─── Supplied information ───

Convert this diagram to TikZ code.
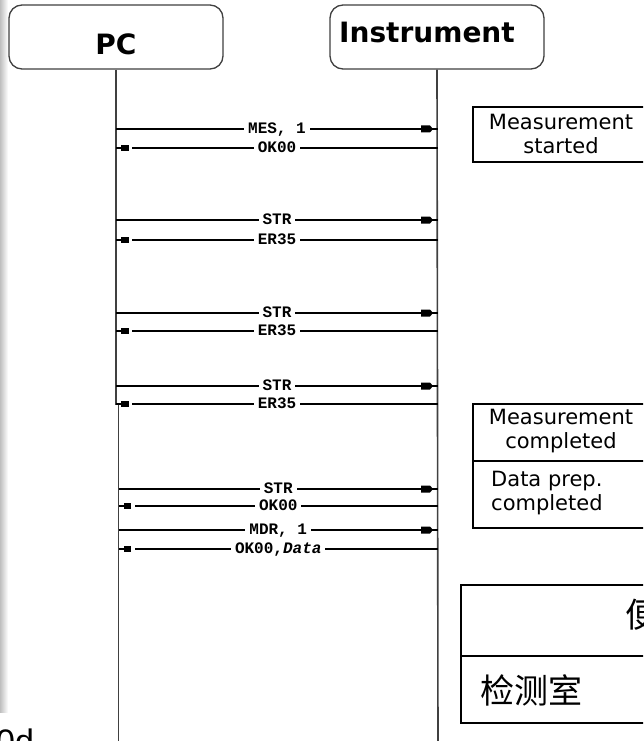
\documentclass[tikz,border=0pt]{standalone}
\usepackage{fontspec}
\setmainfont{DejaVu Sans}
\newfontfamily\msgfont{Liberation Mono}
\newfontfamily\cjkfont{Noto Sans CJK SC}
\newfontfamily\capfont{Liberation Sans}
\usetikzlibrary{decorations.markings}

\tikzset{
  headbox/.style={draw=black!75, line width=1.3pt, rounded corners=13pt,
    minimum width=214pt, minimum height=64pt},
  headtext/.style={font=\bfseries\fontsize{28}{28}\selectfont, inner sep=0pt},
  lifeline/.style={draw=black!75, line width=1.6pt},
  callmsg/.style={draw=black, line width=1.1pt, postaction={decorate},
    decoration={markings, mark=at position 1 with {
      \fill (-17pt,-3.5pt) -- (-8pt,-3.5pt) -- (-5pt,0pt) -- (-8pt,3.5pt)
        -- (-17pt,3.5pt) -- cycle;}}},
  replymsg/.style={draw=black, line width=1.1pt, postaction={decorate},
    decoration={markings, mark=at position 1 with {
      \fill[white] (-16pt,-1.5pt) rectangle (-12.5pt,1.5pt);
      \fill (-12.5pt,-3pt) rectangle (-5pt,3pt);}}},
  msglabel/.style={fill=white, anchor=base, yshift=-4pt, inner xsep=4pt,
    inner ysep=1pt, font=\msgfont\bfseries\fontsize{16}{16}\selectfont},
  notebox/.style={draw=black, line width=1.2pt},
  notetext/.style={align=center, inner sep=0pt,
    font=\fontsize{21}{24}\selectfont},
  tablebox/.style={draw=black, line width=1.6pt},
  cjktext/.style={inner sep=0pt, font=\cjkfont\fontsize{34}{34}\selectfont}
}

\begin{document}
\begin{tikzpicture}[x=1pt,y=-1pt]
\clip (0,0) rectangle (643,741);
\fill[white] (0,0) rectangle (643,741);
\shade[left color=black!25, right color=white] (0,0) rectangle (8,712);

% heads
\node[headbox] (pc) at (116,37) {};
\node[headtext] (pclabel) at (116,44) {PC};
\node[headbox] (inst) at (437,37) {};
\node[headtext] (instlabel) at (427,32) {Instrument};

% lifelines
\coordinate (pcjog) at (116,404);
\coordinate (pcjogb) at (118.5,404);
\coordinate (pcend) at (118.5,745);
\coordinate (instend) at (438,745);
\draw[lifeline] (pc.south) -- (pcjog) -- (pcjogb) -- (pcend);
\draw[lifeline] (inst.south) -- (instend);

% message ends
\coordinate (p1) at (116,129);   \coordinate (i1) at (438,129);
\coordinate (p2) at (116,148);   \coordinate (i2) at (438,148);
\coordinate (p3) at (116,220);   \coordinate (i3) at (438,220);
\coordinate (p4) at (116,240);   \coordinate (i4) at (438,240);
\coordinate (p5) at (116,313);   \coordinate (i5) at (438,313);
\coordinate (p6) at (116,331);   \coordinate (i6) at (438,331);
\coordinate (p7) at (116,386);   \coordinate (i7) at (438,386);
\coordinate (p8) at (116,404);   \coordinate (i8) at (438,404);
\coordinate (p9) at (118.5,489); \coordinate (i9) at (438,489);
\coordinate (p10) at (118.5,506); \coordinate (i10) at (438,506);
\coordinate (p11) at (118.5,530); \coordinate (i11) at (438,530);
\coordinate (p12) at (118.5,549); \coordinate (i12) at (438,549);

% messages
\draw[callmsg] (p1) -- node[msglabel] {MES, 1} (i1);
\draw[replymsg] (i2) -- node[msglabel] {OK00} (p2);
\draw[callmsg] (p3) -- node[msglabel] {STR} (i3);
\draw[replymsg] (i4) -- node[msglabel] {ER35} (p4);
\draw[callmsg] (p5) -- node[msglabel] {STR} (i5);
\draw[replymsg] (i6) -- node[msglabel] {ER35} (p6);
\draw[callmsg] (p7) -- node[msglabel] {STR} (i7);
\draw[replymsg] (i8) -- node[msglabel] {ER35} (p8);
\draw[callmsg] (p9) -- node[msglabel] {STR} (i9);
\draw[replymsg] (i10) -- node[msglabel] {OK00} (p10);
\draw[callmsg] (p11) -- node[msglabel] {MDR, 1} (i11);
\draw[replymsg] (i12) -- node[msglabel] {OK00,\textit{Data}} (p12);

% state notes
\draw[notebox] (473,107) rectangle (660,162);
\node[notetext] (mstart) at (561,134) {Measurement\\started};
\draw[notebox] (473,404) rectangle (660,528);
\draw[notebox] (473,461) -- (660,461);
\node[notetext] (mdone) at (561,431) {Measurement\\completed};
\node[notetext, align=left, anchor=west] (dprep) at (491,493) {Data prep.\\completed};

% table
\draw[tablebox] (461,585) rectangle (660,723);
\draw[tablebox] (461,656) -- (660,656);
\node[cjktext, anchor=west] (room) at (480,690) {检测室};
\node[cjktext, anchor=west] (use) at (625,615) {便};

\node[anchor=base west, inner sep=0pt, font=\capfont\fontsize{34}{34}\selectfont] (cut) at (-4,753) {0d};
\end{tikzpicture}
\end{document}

───

- Instruction: Print out the lines exactly, skipping any picture.

- In response:
Convert this diagram to TikZ code.
\documentclass[tikz,border=0pt]{standalone}
\usepackage{fontspec}
\setmainfont{DejaVu Sans}
\newfontfamily\msgfont{Liberation Mono}
\newfontfamily\cjkfont{Noto Sans CJK SC}
\newfontfamily\capfont{Liberation Sans}
\usetikzlibrary{decorations.markings}

\tikzset{
  headbox/.style={draw=black!75, line width=1.3pt, rounded corners=13pt,
    minimum width=214pt, minimum height=64pt},
  headtext/.style={font=\bfseries\fontsize{28}{28}\selectfont, inner sep=0pt},
  lifeline/.style={draw=black!75, line width=1.6pt},
  callmsg/.style={draw=black, line width=1.1pt, postaction={decorate},
    decoration={markings, mark=at position 1 with {
      \fill (-17pt,-3.5pt) -- (-8pt,-3.5pt) -- (-5pt,0pt) -- (-8pt,3.5pt)
        -- (-17pt,3.5pt) -- cycle;}}},
  replymsg/.style={draw=black, line width=1.1pt, postaction={decorate},
    decoration={markings, mark=at position 1 with {
      \fill[white] (-16pt,-1.5pt) rectangle (-12.5pt,1.5pt);
      \fill (-12.5pt,-3pt) rectangle (-5pt,3pt);}}},
  msglabel/.style={fill=white, anchor=base, yshift=-4pt, inner xsep=4pt,
    inner ysep=1pt, font=\msgfont\bfseries\fontsize{16}{16}\selectfont},
  notebox/.style={draw=black, line width=1.2pt},
  notetext/.style={align=center, inner sep=0pt,
    font=\fontsize{21}{24}\selectfont},
  tablebox/.style={draw=black, line width=1.6pt},
  cjktext/.style={inner sep=0pt, font=\cjkfont\fontsize{34}{34}\selectfont}
}

\begin{document}
\begin{tikzpicture}[x=1pt,y=-1pt]
\clip (0,0) rectangle (643,741);
\fill[white] (0,0) rectangle (643,741);
\shade[left color=black!25, right color=white] (0,0) rectangle (8,712);

% heads
\node[headbox] (pc) at (116,37) {};
\node[headtext] (pclabel) at (116,44) {PC};
\node[headbox] (inst) at (437,37) {};
\node[headtext] (instlabel) at (427,32) {Instrument};

% lifelines
\coordinate (pcjog) at (116,404);
\coordinate (pcjogb) at (118.5,404);
\coordinate (pcend) at (118.5,745);
\coordinate (instend) at (438,745);
\draw[lifeline] (pc.south) -- (pcjog) -- (pcjogb) -- (pcend);
\draw[lifeline] (inst.south) -- (instend);

% message ends
\coordinate (p1) at (116,129);   \coordinate (i1) at (438,129);
\coordinate (p2) at (116,148);   \coordinate (i2) at (438,148);
\coordinate (p3) at (116,220);   \coordinate (i3) at (438,220);
\coordinate (p4) at (116,240);   \coordinate (i4) at (438,240);
\coordinate (p5) at (116,313);   \coordinate (i5) at (438,313);
\coordinate (p6) at (116,331);   \coordinate (i6) at (438,331);
\coordinate (p7) at (116,386);   \coordinate (i7) at (438,386);
\coordinate (p8) at (116,404);   \coordinate (i8) at (438,404);
\coordinate (p9) at (118.5,489); \coordinate (i9) at (438,489);
\coordinate (p10) at (118.5,506); \coordinate (i10) at (438,506);
\coordinate (p11) at (118.5,530); \coordinate (i11) at (438,530);
\coordinate (p12) at (118.5,549); \coordinate (i12) at (438,549);

% messages
\draw[callmsg] (p1) -- node[msglabel] {MES, 1} (i1);
\draw[replymsg] (i2) -- node[msglabel] {OK00} (p2);
\draw[callmsg] (p3) -- node[msglabel] {STR} (i3);
\draw[replymsg] (i4) -- node[msglabel] {ER35} (p4);
\draw[callmsg] (p5) -- node[msglabel] {STR} (i5);
\draw[replymsg] (i6) -- node[msglabel] {ER35} (p6);
\draw[callmsg] (p7) -- node[msglabel] {STR} (i7);
\draw[replymsg] (i8) -- node[msglabel] {ER35} (p8);
\draw[callmsg] (p9) -- node[msglabel] {STR} (i9);
\draw[replymsg] (i10) -- node[msglabel] {OK00} (p10);
\draw[callmsg] (p11) -- node[msglabel] {MDR, 1} (i11);
\draw[replymsg] (i12) -- node[msglabel] {OK00,\textit{Data}} (p12);

% state notes
\draw[notebox] (473,107) rectangle (660,162);
\node[notetext] (mstart) at (561,134) {Measurement\\started};
\draw[notebox] (473,404) rectangle (660,528);
\draw[notebox] (473,461) -- (660,461);
\node[notetext] (mdone) at (561,431) {Measurement\\completed};
\node[notetext, align=left, anchor=west] (dprep) at (491,493) {Data prep.\\completed};

% table
\draw[tablebox] (461,585) rectangle (660,723);
\draw[tablebox] (461,656) -- (660,656);
\node[cjktext, anchor=west] (room) at (480,690) {检测室};
\node[cjktext, anchor=west] (use) at (625,615) {便};

\node[anchor=base west, inner sep=0pt, font=\capfont\fontsize{34}{34}\selectfont] (cut) at (-4,753) {0d};
\end{tikzpicture}
\end{document}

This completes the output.